Judy Montero

Learning Our Lessons

September 13, 2007 · Leave a Comment

Within the last week and a half, the local dailies have taken favorable note of both DPS high schools in District 9. On September 5, the Denver Post detailed West High School principal Pat Sanchez’s door-to-door search for absentees enrollees. A followup editorial the next day praised Sanchez for “his efforts and his tenacity. If he can lure his students back, we’re hopeful his commitment to them will benefit them and the school.”

 

Then this past Monday (September 10), Rocky Mountain News columnist Tina Griego told the story of two new North High School teachers who came to the school as graduates of the Teach for America program. While her piece inspires admiration for these two idealists who’ve come to teach in the inner city, it also captures how difficult, even desperate, conditions are in many urban classrooms. 

 

Judy took note of both articles because she’s been meeting, one by one, with every DPS principal in District 9 — North High’s Joann Trujillo-Hays, West High’s Pat Sanchez, and the dozen or so others at the middle-school and elementary-school levels.
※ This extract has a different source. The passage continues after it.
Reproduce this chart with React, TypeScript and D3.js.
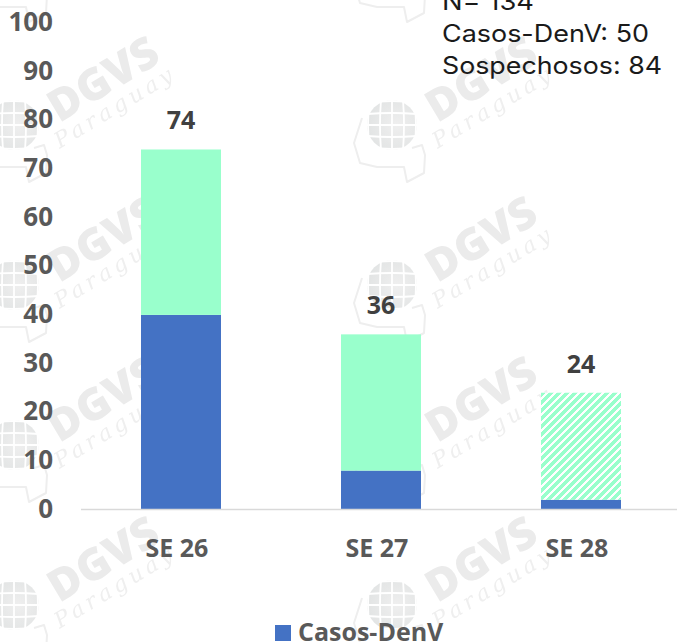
import React from "react";
import * as d3 from "d3";

const categories = ["SE 26", "SE 27", "SE 28"];
const casos = [40, 8, 2];
const sospechosos = [34, 28, 22];
const totals = [74, 36, 24];
const yTicks = [0, 10, 20, 30, 40, 50, 60, 70, 80, 90, 100];
const summaryLines = ["N= 134", "Casos-DenV: 50", "Sospechosos: 84"];
const summaryWidths = [92, 207, 220];
const legendLabel = "Casos-DenV";
const watermarkCols = [14, 392];
const watermarkRows = [-35, 125, 285, 445, 605];

const FONT = "'Open Sans', sans-serif";
const W = 677;
const H = 642;

const x = d3.scaleBand<string>().domain(categories).range([81, 681]).paddingInner(0.6).paddingOuter(0.3);
const y = d3.scaleLinear().domain([0, 100]).range([509.5, 23]);

const mapPath = "M-30,-7 L-38,18 L-32,38 L-15,42 L12,42 L15,57 L32,48 L33,30 L30,20 L20,23";
const globeLines = d3.range(-2, 3);

function Watermark({ cx, cy }: { cx: number; cy: number }) {
  return (
    <g transform={`translate(${cx},${cy})`} filter="url(#soft)">
      <circle r={25} fill="url(#globeFill)" />
      {globeLines.map((k) => (
        <g key={k} stroke="#ffffff" strokeWidth={1.8} fill="none">
          <path d={`M${k * 11},-25 Q${k * 13},0 ${k * 11},25`} />
          <path d={`M-25,${k * 11} Q0,${k * 13} 25,${k * 11}`} />
        </g>
      ))}
      <path d={mapPath} fill="none" stroke="#eeeeee" strokeWidth={2} strokeLinejoin="round" />
      {cy > 0 && (
        <text
          transform="translate(91,-43) rotate(-31)"
          textAnchor="middle"
          dominantBaseline="middle"
          fontFamily={FONT}
          fontWeight={800}
          fontSize={44}
          fill="#ebebeb"
        >
          DGVS
        </text>
      )}
      {cy > 0 && (
        <text
          transform="translate(100,-16) rotate(-31)"
          textAnchor="middle"
          dominantBaseline="middle"
          fontFamily="'DejaVu Serif', serif"
          fontStyle="italic"
          fontSize={22}
          fill="#efefef"
          textLength={134}
          lengthAdjust="spacing"
        >
          Paraguay
        </text>
      )}
    </g>
  );
}

export default function App() {
  return (
    <svg
      width={W}
      height={H}
      viewBox={`0 0 ${W} ${H}`}
      style={{ position: "absolute", left: 0, top: 0, background: "#ffffff" }}
    >
      <defs>
        <filter id="soft" x="-50%" y="-50%" width="200%" height="200%">
          <feGaussianBlur stdDeviation={0.6} />
        </filter>
        <radialGradient id="globeFill" cx="60%" cy="50%" r="60%">
          <stop offset="0%" stopColor="#efefef" />
          <stop offset="100%" stopColor="#e2e4e4" />
        </radialGradient>
        <pattern id="hatch" width={8} height={8} patternUnits="userSpaceOnUse">
          <rect width={8} height={8} fill="#ffffff" />
          <path d="M-2,2 L2,-2 M0,8 L8,0 M6,10 L10,6" stroke="#99ffcc" strokeWidth={4} shapeRendering="crispEdges" />
        </pattern>
      </defs>

      {watermarkRows.map((r) =>
        watermarkCols.map((c) => <Watermark key={`${c}-${r}`} cx={c} cy={r} />)
      )}

      {categories.map((c, i) => {
        const bx = x(c) as number;
        const bw = x.bandwidth();
        return (
          <g key={c}>
            <rect x={bx} y={y(casos[i])} width={bw} height={y(0) - y(casos[i])} fill="#4472c4" />
            <rect
              x={bx}
              y={y(casos[i] + sospechosos[i])}
              width={bw}
              height={y(casos[i]) - y(casos[i] + sospechosos[i])}
              fill={i === 2 ? "url(#hatch)" : "#99ffcc"}
            />
            <text
              x={bx + bw / 2}
              y={y(totals[i]) - 20}
              textAnchor="middle"
              fontFamily={FONT}
              fontWeight={700}
              fontSize={25}
              fill="#404040"
            >
              {totals[i]}
            </text>
            <text
              x={bx + bw / 2 - 4}
              y={557}
              textAnchor="middle"
              fontFamily={FONT}
              fontWeight={700}
              fontSize={25}
              fill="#595959"
            >
              {c}
            </text>
          </g>
        );
      })}

      <line x1={81} x2={W} y1={y(0)} y2={y(0)} stroke="#d9d9d9" strokeWidth={1.5} />

      {yTicks.map((t) => (
        <text
          key={t}
          x={53}
          y={y(t) + 8}
          textAnchor="end"
          fontFamily={FONT}
          fontWeight={700}
          fontSize={26}
          fill="#595959"
        >
          {t}
        </text>
      ))}

      {summaryLines.map((s, i) => (
        <text
          key={s}
          x={442}
          y={10 + i * 32}
          fontFamily="Inter, sans-serif"
          fontSize={24}
          fill="#1a1a1a"
          textLength={summaryWidths[i]}
          lengthAdjust="spacingAndGlyphs"
        >
          {s}
        </text>
      ))}

      <rect x={275} y={625} width={16} height={16} fill="#4472c4" />
      <text x={298} y={641} fontFamily={FONT} fontWeight={700} fontSize={25} fill="#595959">
        {legendLabel}
      </text>
    </svg>
  );
}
She’s been asking what she, as Council representative, can do to support them and make their jobs easier. While expressing pride in their students and the diversity they represent — there are kids from Somalia, Ethiopia, Vietnam, Bosnia, and many other places in the District 9 schools — the principals are concerned about various issues, including dwindling enrollment; shortages of basic supplies; heavy reliance on subsidized lunches and other services; speeding / parking issues on the surrounding streets; and overall school safety.

 

All those issues are now on Judy’s radar, and her agenda.